Should I add salt before or after sous-vide cooking?

There is no clear rule here. We recommend salting the meat before cooking, as salt can also have a positive effect on the tenderness of meat.


Can you also prepare food with sous-vide?

Yes, sous-vide is also suitable for preparing food in advance. You can simply pre-cook dishes and then store them in the bag. After cooking, place the pouches in ice-cold water to cool them down quickly and then place them in the fridge for storage. Afterwards, you only need to reheat your dish briefly.

Questions about the sous-vide stick

What do I need to consider when buying a sous-vide stick?

  • Water protection according to IPX7 certification: without this, there is a risk of electric shock if the appliance falls completely into the water. All sous-vide sticks are IPX7 certified.
  • Sufficient power (watts): The more watts a stick has, the faster it can heat the water bath. 
  • High precision of the device: We recommend a high temperature stability of +/- 0.1 - 0.2 C°. This way you can be sure that the water temperature really corresponds to the temperature displayed.
  • Dimensions: A sous-vide stick is much more space-saving than a sous-vide appliance with a basin. 

Is the sous-vide stick also suitable for keeping soups warm?

No, the appliance is only suitable for heating and keeping water warm and not for direct food contact.
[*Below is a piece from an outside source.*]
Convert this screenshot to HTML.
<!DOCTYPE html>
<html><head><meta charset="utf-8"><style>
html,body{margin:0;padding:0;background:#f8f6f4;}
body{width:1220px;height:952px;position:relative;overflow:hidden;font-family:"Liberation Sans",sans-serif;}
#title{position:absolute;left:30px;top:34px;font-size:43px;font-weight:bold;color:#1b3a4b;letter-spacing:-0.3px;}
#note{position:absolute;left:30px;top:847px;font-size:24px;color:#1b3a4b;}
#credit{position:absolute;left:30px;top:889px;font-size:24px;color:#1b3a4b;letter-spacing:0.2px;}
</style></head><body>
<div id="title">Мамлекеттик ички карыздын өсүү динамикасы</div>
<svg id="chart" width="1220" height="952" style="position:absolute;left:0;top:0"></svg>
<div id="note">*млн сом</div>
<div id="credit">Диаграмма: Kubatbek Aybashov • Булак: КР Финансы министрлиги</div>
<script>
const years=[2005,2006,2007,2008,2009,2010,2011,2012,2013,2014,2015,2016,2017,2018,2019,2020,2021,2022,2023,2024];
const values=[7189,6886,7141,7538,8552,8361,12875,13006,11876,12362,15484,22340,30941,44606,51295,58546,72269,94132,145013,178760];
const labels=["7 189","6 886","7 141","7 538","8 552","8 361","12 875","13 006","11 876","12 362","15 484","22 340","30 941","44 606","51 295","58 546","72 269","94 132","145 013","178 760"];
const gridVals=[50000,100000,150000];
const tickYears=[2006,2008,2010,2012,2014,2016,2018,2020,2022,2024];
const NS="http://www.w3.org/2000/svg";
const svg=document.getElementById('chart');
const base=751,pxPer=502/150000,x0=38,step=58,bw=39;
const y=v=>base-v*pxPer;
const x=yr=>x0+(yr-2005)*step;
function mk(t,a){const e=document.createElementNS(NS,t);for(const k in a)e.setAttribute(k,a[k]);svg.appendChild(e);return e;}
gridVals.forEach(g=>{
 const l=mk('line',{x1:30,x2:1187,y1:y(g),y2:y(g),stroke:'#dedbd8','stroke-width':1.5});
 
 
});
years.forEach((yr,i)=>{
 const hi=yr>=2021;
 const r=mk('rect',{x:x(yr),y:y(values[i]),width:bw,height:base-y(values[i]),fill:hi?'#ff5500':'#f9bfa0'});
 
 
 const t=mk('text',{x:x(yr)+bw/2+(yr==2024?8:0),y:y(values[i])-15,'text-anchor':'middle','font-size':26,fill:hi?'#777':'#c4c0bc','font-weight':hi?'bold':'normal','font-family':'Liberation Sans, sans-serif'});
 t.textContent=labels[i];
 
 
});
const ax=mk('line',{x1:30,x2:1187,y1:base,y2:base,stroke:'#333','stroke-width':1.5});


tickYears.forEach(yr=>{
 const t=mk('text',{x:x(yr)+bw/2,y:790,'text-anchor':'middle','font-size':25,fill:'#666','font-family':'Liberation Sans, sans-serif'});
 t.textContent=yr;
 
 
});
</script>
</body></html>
How do I clean the sous-vide stick?

  • Clean surfaces: You can use a damp, lint-free cloth to clean the exterior of the unit. It is best not to use microfibre cloths, as these can cause fine scratches on the surface. Before cleaning, unplug the appliance and let it cool down completely. Never immerse the unit completely in water.
  • Clean the stainless-steel housing: To remove the stainless-steel housing, turn it until the arrow points to the open lock symbol. Then slide the stainless-steel housing over the heating elements, taking care not to damage the circulator. The stainless-steel housing is dishwasher safe. After cleaning, slide the housing back onto the appliance and turn it until the arrow points to the closed lock symbol to lock the appliance. 
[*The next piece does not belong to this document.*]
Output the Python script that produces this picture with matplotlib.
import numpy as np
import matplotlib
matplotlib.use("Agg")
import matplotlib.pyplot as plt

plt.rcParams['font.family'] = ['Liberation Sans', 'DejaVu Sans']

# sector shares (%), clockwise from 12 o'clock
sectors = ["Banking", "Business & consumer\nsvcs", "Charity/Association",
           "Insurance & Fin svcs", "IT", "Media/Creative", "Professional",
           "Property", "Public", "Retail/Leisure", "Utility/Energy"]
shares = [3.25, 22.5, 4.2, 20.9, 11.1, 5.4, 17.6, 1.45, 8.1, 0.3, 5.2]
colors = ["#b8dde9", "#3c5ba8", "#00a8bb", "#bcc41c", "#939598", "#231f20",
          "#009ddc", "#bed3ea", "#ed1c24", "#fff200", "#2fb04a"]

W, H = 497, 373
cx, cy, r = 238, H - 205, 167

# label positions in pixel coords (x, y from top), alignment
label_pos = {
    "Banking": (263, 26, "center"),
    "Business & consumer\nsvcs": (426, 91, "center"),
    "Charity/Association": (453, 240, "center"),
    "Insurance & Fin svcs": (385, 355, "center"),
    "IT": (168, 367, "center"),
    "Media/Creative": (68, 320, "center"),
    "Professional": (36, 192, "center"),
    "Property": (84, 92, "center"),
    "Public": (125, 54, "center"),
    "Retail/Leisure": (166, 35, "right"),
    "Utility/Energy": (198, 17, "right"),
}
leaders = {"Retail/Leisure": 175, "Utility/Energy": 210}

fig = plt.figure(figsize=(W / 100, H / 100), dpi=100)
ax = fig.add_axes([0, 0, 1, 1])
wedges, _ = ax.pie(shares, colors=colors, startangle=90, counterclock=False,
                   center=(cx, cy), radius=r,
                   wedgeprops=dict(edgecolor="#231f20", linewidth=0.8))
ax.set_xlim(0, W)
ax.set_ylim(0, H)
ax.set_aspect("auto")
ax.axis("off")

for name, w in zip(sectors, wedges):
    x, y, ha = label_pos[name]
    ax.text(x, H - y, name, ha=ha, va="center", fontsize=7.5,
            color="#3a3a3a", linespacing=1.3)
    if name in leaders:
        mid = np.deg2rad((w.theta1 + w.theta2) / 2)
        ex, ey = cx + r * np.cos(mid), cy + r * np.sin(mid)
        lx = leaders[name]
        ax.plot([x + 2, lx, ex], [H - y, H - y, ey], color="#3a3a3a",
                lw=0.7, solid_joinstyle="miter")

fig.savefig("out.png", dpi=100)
EE1 appears in the display and an alarm signal sounds. What do I do?

There is either no water in the pot or the water level is too low. The sous-vide stick has a minimum water level. Add or top up water in the pot to start using your sous-vide stick.


A “slurping” sound can be heard. What do Io do?

The circulator in the unit has created a swirl of water. Add more water or interrupt the turbulence, with a spoon for example, to break the swirl of water.


A gurgling sound is heard. What do I do?

The circulator is drawing in air. More water needs to be added to the pot to stop the stick from drawing in air.

Questions about vacuuming with bags

Which bags are suitable for sous-vide cooking?

Make sure to use bags designed for sous-vide cooking. These are heat-resistant and free from harmful substances, such as BPA. Never use standard kitchen or freezer bags, as these are usually not designed for higher temperatures. Harmful substances, such as softeners, can be transferred to the food when they are used. All ZWILLING FRESH & SAVE vacuum bags are free from harmful substances.


Is cooking in plastic bags harmful to health?

Cooking with ZWILLING FRESH & SAVE vacuum bags is harmless to health. These bags have been specially developed for sous-vide and have undergone numerous tests. 


Can I put olive oil or butter in the vacuum bag?

Yes, you can add butter, olive oil or herbs to the bag depending on the recipe or taste.


How can I prevent bag tears?

Bag tears can be caused by vacuuming sharp objects, such as bones. If necessary, remove pointed ends before vacuum sealing. Bags can also be damaged during storage, for example if they are stored in the cutlery drawer next to other sharp objects. 


How do I prevent liquids from being sucked in during the vacuum sealing? 

Liquids move towards the valve during vacuum sealing. However, they must not escape from the bag valve and get into the vacuum pump, otherwise the pump can be damaged. To prevent this, we have developed the liquid barrier as a marinating aid. The marinating aid delays the suction of liquids and gives you a longer reaction time to stop the pump manually. In this way, the marinating aid prevents liquids from getting into the vacuum pump.